FSC:
Stop certifying monoculture tree plantations!
Asia Pulp and Paper is probably the most controversial paper company
in the world. It has destroyed vast areas of forest in Sumatra and
replaced hundreds of thousands of hectares with monoculture plantations.
In December 2007, the Forest Stewardship Council announced its "dissociation"
from APP after the company starting using the FSC logo. FSC issued
a statement saying that it has "a duty to protect the good
will and integrity associated with its name and logo for consumers
and for our trusted partners and members." At last, it appeared,
FSC had noticed it is greenwashing environmentally and socially
destructive companies. Unfortunately, the dissociation from APP
remains a one-off.
FSC's goal is "to promote environmentally responsible, socially
beneficial and economically viable management of the world's forests."
FSC should not certify industrial tree plantations, for the simple
reason that they are not forests. FSC should no more certify plantations
that it should certify fields of lettuce.
Industrial tree plantations are neither environmentally responsible
nor socially beneficial. They are often only economically viable
as a result of generous government subsidies.

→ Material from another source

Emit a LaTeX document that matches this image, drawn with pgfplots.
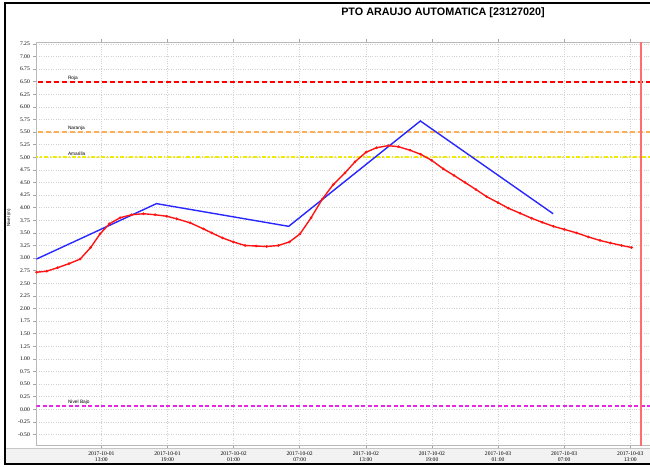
\documentclass[border=0pt]{standalone}
\usepackage{pgfplots}
\pgfplotsset{compat=1.18}
\usepackage{fontspec}
\setmainfont{Liberation Serif}
\newfontfamily\sansf{Liberation Sans}
\begin{document}
\begin{tikzpicture}[x=1pt,y=1pt]
\useasboundingbox (0,0) rectangle (650,466);
\fill[white] (0,0) rectangle (650,466);
\fill[gray!10] (6,3) rectangle (652,18);
\draw[gray!45, line width=0.8] (6,18) -- (652,18);
\begin{axis}[
  at={(33,41)}, anchor=south west,
  scale only axis, width=622, height=403,
  xmin=7.1, xmax=63.55, ymin=-0.714, ymax=7.28,
  axis line style={gray!55},
  tick style={gray!70, line width=0.5},
  tick align=outside, major tick length=3,
  xtick={13,19,25,31,37,43,49,55,61},
  xticklabels={{2017-10-01\\13:00},{2017-10-01\\19:00},{2017-10-02\\01:00},{2017-10-02\\07:00},{2017-10-02\\13:00},{2017-10-02\\19:00},{2017-10-03\\01:00},{2017-10-03\\07:00},{2017-10-03\\13:00}},
  xticklabel style={align=center, font=\fontsize{5.6}{6.2}\selectfont},
  ytick={-0.5,-0.25,0,0.25,0.5,0.75,1,1.25,1.5,1.75,2,2.25,2.5,2.75,3,3.25,3.5,3.75,4,4.25,4.5,4.75,5,5.25,5.5,5.75,6,6.25,6.5,6.75,7,7.25},
  yticklabel style={font=\fontsize{5.6}{6.2}\selectfont, /pgf/number format/.cd, fixed, fixed zerofill, precision=2},
  /pgf/number format/assume math mode=true,
  grid=major,
  major grid style={dotted, gray!35, line width=0.5},
  clip=true,
]
% thresholds
\addplot[color={rgb,255:red,255;green,0;blue,0}, line width=2.0, dash pattern=on 5pt off 3pt] coordinates {(0,6.5) (70,6.5)};
\addplot[color={rgb,255:red,255;green,175;blue,80}, line width=2.2, dash pattern=on 5pt off 3pt] coordinates {(0,5.5) (70,5.5)};
\addplot[color={rgb,255:red,240;green,235;blue,0}, line width=2.0, dash pattern=on 4pt off 2pt on 1.5pt off 2pt] coordinates {(0,5.0) (70,5.0)};
\addplot[color={rgb,255:red,230;green,40;blue,230}, line width=1.5, dash pattern=on 4pt off 2.5pt] coordinates {(0,0.07) (70,0.07)};
% current time
\addplot[color={rgb,255:red,255;green,110;blue,110}, line width=1.6] coordinates {(62.0,-1) (62.0,8)};
% forecast (blue)
\addplot[color={rgb,255:red,40;green,40;blue,255}, line width=1.4] coordinates {
(7.1,2.98) (18.0,4.08) (30.0,3.63) (41.95,5.72) (54.0,3.88)};
% observed level (red)
\addplot[color={rgb,255:red,255;green,20;blue,20}, line width=1.4, mark=*, mark size=0.5, mark options={solid}] coordinates {
(7.13,2.72) (8.04,2.74) (9.03,2.81) (10.07,2.89) (11.07,2.98) (12.03,3.21)
(12.88,3.48) (13.73,3.68) (14.70,3.80) (15.75,3.86) (16.81,3.88) (17.87,3.86)
(18.93,3.83) (19.83,3.78) (21.05,3.70) (22.26,3.58) (23.01,3.50) (24.0,3.40)
(24.98,3.32) (26.04,3.25) (27.04,3.24) (28.00,3.23) (29.06,3.25) (30.06,3.32)
(31.03,3.48) (32.03,3.80) (33.05,4.17) (34.05,4.46) (35.11,4.69) (36.02,4.91)
(37.02,5.10) (37.98,5.19) (39.04,5.23) (39.95,5.21) (41.01,5.14) (41.97,5.06)
(42.97,4.94) (44.03,4.77) (45.0,4.64) (46.00,4.50) (47.0,4.36) (47.96,4.22)
(49.0,4.10) (49.93,3.99) (51.0,3.89) (52.05,3.79) (53.0,3.71) (54.02,3.63)
(55.0,3.57) (56.13,3.50) (57.2,3.42) (58.25,3.35) (59.2,3.30) (60.21,3.25) (61.12,3.21)};
\node[anchor=south west, inner sep=0.6pt, yshift=0.6pt, font=\sansf\fontsize{4.8}{5}\selectfont] at (axis cs:9.9,6.5) {Roja};
\node[anchor=south west, inner sep=0.6pt, yshift=0.6pt, font=\sansf\fontsize{4.8}{5}\selectfont] at (axis cs:9.9,5.5) {Naranja};
\node[anchor=south west, inner sep=0.6pt, yshift=0.6pt, font=\sansf\fontsize{4.8}{5}\selectfont] at (axis cs:9.9,5.0) {Amarilla};
\node[anchor=south west, inner sep=0.6pt, yshift=0.6pt, font=\sansf\fontsize{4.8}{5}\selectfont] at (axis cs:9.9,0.07) {Nivel Bajo};
\end{axis}
\node[font=\sansf\bfseries\fontsize{10.8}{12}\selectfont] at (443,453) {PTO ARAUJO AUTOMATICA [23127020]};
\node[rotate=90, font=\sansf\fontsize{4.5}{5}\selectfont] at (9,248) {Nivel (m)};
\draw[black, line width=2] (5,2) rectangle (665,463);
\end{tikzpicture}
\end{document}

Veracel is perhaps the most egregious example of the many companies
that should never have been certified by FSC. Since the company
established its monoculture eucalyptus plantations in the south
of Bahia state in Brazil, rivers, streams and springs have dried
up. As the company's plantations have expanded the area of land
planted to food crops has decreased. Rural people have lost work
and moved to cities, many living in overcrowded and dangerous favelas.
In July 2008, The Brazilian Federal court fined Veracel for clearing
Atlantic rainforest. The court ordered Veracel to replace its eucalyptus
plantations with native trees. Veracel's certificate remains in
place.
Last year, armed guards employed by another FSC-certified plantation
company, Vallourec & Mannesmann (V&M), shot and killed Antonio
Joaquim dos Santos in front of his 16 year-old daughter. He was
collecting firewood. A year before the shooting, local people submitted
a complaint, pointing out that the replacement of the native savanna
(cerrado) with V&M's monocultures has left the community without
access to firewood and fruits. V&M's response was to increase
the pressure on the community.
The killing came as no surprise to many people. "The threat
to workers and people here is great," a villager told journalist
and activist Heidi Bachram, in 2006. "Shots have been fired
on people by the armed guards. They feel prisoners within their
own lands."
A few weeks after the murder of Antonio Joaquim dos Santos, V&M
announced its "voluntary decision to leave FSC".
In Uruguay, WRM has documented the near-slave labour conditions
in FSC-certified plantations. FYMNSA, one of the FSC-certified companies,
"was violating labour rights", said Jose Bautista, the
head of a local workers union. "It should ever have been certified,"
he added.
Eufores, another FSC-certified company, was recently caught clearing
80 hectares of strictly protected forest in Uruguay. The company
is a subsidiary of the Spanish company ENCE. In June 2008, another
ENCE subsidiary, NORFOR, saw its FSC certificate withdrawn in Spain.
Among the problems that NGOs pointed out were indiscriminate use
of herbicides, damage to the soil, increase in erosion, clearcuts
of more than 20 hectares and the use of exotic species.
In Ireland, Coillte has about 450,000 hectares of pesticide-laden
monoculture plantations. After a 2007 audit, the body which checks
that FSC standards are upheld, Accreditation Services International
(ASI), found that "non-compliance with relevant FSC Criterion
is likely to be ongoing for a few years". Nevertheless, Coillte
remains FSC-certified.
More than 1.6 million hectares of industrial tree plantations are
certified in South Africa. As Philip Owen of the South African NGO
Geasphere points out, "Plantation management operations destroy
grassland's multiple products and services,“ thereby undermining
economic viability and a wide range of environmental and social
benefits."
FSC is well aware of the problems with the certification of plantations.
It has been working on a "Plantations Review" since the
2002 FSC General Assembly. At the time, FSC had certified 3.3 million
hectares of plantations. The figure is now 8.6 million hectares.
The plantations review has made no difference whatsoever to the
way FSC certificates are issued.
In fact, FSC actively promotes industrial tree plantations, by aiming
to increase sales of FSC-labelled paper. FSC's "Global Paper
Forum" brings several hundred industry representatives together
to find "Market opportunities for FSC-labelled paper".
This year's Forum was sponsored by Mondi and Suzano among others.
FSC's General Assembly, which will take place in South Africa in
November, is sponsored by Mondi, Tembec and Sveaskog.
FSC urgently needs to distance itself from the industry it is certifying.
Instead it is getting closer. As it does so, the FSC logo becomes
little more than corporate greenwash.